_Raw data:_
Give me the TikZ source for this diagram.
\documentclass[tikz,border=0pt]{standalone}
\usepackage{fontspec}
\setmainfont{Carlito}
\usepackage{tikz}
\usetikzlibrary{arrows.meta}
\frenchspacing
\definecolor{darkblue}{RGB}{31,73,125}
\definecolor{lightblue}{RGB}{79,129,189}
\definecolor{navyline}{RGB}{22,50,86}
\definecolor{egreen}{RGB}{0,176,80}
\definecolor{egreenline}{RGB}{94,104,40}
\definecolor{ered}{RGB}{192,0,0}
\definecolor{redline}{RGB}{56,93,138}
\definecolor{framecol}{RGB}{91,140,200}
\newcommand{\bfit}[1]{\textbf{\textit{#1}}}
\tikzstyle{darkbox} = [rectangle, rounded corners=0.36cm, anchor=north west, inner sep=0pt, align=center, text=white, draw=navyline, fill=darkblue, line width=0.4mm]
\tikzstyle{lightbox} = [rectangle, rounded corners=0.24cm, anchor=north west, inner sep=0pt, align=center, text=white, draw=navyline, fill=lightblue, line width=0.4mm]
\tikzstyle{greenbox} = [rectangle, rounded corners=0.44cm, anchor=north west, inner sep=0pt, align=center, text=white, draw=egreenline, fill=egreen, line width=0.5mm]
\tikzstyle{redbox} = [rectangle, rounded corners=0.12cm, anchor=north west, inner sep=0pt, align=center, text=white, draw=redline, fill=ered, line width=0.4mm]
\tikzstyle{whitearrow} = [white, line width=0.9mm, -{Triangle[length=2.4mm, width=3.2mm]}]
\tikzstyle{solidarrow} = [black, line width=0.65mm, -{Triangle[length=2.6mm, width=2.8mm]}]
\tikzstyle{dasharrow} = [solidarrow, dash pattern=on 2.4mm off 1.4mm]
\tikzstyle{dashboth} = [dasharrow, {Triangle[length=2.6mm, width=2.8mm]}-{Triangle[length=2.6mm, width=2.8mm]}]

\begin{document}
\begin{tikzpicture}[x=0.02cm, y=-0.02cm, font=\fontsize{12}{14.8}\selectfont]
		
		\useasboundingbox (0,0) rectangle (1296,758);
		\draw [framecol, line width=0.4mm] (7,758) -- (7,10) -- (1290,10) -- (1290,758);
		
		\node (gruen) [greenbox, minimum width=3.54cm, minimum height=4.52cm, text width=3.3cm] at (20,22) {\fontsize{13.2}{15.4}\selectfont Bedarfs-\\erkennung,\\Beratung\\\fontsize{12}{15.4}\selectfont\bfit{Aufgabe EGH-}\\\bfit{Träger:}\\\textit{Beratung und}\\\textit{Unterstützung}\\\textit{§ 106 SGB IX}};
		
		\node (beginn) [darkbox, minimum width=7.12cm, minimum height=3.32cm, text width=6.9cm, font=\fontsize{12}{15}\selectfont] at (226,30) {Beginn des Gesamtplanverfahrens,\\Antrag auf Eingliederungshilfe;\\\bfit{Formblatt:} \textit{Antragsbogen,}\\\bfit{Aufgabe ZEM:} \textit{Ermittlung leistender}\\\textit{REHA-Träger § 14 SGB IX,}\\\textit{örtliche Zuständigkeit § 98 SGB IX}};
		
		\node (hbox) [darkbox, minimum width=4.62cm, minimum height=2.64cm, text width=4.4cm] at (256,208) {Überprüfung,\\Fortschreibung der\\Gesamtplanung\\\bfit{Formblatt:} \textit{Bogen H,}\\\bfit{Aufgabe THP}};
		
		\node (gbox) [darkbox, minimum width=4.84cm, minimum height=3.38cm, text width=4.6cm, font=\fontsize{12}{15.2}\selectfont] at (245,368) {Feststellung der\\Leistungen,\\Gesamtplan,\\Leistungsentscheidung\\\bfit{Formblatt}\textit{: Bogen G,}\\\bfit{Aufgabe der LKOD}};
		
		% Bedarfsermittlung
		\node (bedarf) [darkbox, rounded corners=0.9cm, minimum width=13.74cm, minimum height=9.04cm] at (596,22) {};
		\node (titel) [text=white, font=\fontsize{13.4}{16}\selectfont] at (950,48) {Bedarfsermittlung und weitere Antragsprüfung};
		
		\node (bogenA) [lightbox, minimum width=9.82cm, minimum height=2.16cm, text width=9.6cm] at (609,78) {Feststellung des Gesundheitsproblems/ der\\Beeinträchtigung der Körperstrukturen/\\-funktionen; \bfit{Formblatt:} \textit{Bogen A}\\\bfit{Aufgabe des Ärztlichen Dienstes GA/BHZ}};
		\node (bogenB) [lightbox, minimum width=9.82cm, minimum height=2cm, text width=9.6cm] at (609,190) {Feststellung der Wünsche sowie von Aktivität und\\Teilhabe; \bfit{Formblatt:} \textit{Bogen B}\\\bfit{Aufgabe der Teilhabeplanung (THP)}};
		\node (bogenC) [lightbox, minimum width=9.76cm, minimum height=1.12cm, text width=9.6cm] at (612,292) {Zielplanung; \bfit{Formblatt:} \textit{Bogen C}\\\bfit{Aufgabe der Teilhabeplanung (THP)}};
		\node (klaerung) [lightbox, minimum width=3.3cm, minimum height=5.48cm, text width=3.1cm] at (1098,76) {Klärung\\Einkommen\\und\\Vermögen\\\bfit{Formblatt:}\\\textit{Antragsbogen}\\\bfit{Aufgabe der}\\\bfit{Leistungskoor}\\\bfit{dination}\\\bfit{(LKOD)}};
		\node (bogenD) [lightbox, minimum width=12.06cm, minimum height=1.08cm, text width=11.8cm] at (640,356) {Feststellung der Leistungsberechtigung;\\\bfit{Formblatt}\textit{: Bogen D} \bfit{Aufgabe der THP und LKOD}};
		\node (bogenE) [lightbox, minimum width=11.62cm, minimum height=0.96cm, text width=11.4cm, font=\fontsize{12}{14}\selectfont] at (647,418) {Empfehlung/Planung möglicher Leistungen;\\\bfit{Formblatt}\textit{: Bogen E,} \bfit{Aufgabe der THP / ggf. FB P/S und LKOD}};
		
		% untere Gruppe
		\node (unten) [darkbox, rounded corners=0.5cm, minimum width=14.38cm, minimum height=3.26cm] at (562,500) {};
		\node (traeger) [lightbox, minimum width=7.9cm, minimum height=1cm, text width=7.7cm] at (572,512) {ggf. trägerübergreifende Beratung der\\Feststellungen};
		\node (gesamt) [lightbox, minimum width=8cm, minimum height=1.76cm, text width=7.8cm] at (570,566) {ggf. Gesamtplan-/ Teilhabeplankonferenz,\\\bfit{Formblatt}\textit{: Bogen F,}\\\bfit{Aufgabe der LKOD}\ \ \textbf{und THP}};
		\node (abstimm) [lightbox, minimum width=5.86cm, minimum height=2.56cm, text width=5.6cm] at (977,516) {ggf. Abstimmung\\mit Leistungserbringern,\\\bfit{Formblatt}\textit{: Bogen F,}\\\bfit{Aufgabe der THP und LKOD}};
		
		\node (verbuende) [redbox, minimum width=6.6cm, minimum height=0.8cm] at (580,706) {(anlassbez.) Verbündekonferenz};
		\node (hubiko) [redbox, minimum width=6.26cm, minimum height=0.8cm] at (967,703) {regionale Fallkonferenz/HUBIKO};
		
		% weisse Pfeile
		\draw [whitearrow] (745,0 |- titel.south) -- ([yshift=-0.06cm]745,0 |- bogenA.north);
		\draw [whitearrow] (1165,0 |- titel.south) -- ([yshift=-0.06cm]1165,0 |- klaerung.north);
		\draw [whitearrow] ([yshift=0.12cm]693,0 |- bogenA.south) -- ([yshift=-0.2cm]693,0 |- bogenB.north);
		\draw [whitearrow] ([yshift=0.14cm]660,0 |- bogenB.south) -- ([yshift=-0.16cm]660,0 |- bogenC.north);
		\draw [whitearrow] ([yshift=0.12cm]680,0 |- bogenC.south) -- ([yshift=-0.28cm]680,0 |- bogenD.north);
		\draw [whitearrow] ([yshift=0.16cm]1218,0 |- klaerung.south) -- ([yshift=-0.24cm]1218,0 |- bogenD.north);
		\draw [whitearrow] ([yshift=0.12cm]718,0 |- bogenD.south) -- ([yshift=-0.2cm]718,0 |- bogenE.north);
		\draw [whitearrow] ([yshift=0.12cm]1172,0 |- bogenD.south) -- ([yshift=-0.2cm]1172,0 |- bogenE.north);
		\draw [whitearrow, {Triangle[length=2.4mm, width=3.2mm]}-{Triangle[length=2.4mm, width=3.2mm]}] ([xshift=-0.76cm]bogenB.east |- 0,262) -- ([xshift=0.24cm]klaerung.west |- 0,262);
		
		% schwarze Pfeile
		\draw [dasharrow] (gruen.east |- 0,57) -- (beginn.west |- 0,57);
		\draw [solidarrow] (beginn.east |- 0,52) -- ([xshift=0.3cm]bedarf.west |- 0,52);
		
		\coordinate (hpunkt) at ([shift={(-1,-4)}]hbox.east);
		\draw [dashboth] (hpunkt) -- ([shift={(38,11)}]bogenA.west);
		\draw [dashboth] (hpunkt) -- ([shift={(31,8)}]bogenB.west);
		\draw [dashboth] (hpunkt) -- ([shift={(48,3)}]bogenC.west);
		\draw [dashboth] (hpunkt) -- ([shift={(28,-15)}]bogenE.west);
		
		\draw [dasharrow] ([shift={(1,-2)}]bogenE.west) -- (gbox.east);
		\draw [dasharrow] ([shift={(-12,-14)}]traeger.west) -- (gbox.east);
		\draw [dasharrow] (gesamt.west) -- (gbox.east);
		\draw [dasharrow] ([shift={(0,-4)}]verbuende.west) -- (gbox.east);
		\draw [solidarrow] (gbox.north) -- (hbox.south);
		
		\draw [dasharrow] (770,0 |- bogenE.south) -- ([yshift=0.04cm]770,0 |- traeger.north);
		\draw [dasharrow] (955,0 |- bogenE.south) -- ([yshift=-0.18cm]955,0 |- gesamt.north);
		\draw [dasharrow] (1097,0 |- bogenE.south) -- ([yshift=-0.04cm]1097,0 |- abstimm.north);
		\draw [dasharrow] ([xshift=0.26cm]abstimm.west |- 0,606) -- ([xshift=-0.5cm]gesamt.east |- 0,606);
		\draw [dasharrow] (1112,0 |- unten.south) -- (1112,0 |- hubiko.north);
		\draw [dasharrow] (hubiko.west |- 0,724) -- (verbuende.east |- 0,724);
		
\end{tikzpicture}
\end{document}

_Goal:_ Look at the material above and copy, word for word, its lines from the first through the one containing "(1290,10) -- (1290,758);".

_Result of the task:_
Give me the TikZ source for this diagram.
\documentclass[tikz,border=0pt]{standalone}
\usepackage{fontspec}
\setmainfont{Carlito}
\usepackage{tikz}
\usetikzlibrary{arrows.meta}
\frenchspacing
\definecolor{darkblue}{RGB}{31,73,125}
\definecolor{lightblue}{RGB}{79,129,189}
\definecolor{navyline}{RGB}{22,50,86}
\definecolor{egreen}{RGB}{0,176,80}
\definecolor{egreenline}{RGB}{94,104,40}
\definecolor{ered}{RGB}{192,0,0}
\definecolor{redline}{RGB}{56,93,138}
\definecolor{framecol}{RGB}{91,140,200}
\newcommand{\bfit}[1]{\textbf{\textit{#1}}}
\tikzstyle{darkbox} = [rectangle, rounded corners=0.36cm, anchor=north west, inner sep=0pt, align=center, text=white, draw=navyline, fill=darkblue, line width=0.4mm]
\tikzstyle{lightbox} = [rectangle, rounded corners=0.24cm, anchor=north west, inner sep=0pt, align=center, text=white, draw=navyline, fill=lightblue, line width=0.4mm]
\tikzstyle{greenbox} = [rectangle, rounded corners=0.44cm, anchor=north west, inner sep=0pt, align=center, text=white, draw=egreenline, fill=egreen, line width=0.5mm]
\tikzstyle{redbox} = [rectangle, rounded corners=0.12cm, anchor=north west, inner sep=0pt, align=center, text=white, draw=redline, fill=ered, line width=0.4mm]
\tikzstyle{whitearrow} = [white, line width=0.9mm, -{Triangle[length=2.4mm, width=3.2mm]}]
\tikzstyle{solidarrow} = [black, line width=0.65mm, -{Triangle[length=2.6mm, width=2.8mm]}]
\tikzstyle{dasharrow} = [solidarrow, dash pattern=on 2.4mm off 1.4mm]
\tikzstyle{dashboth} = [dasharrow, {Triangle[length=2.6mm, width=2.8mm]}-{Triangle[length=2.6mm, width=2.8mm]}]

\begin{document}
\begin{tikzpicture}[x=0.02cm, y=-0.02cm, font=\fontsize{12}{14.8}\selectfont]
		
		\useasboundingbox (0,0) rectangle (1296,758);
		\draw [framecol, line width=0.4mm] (7,758) -- (7,10) -- (1290,10) -- (1290,758);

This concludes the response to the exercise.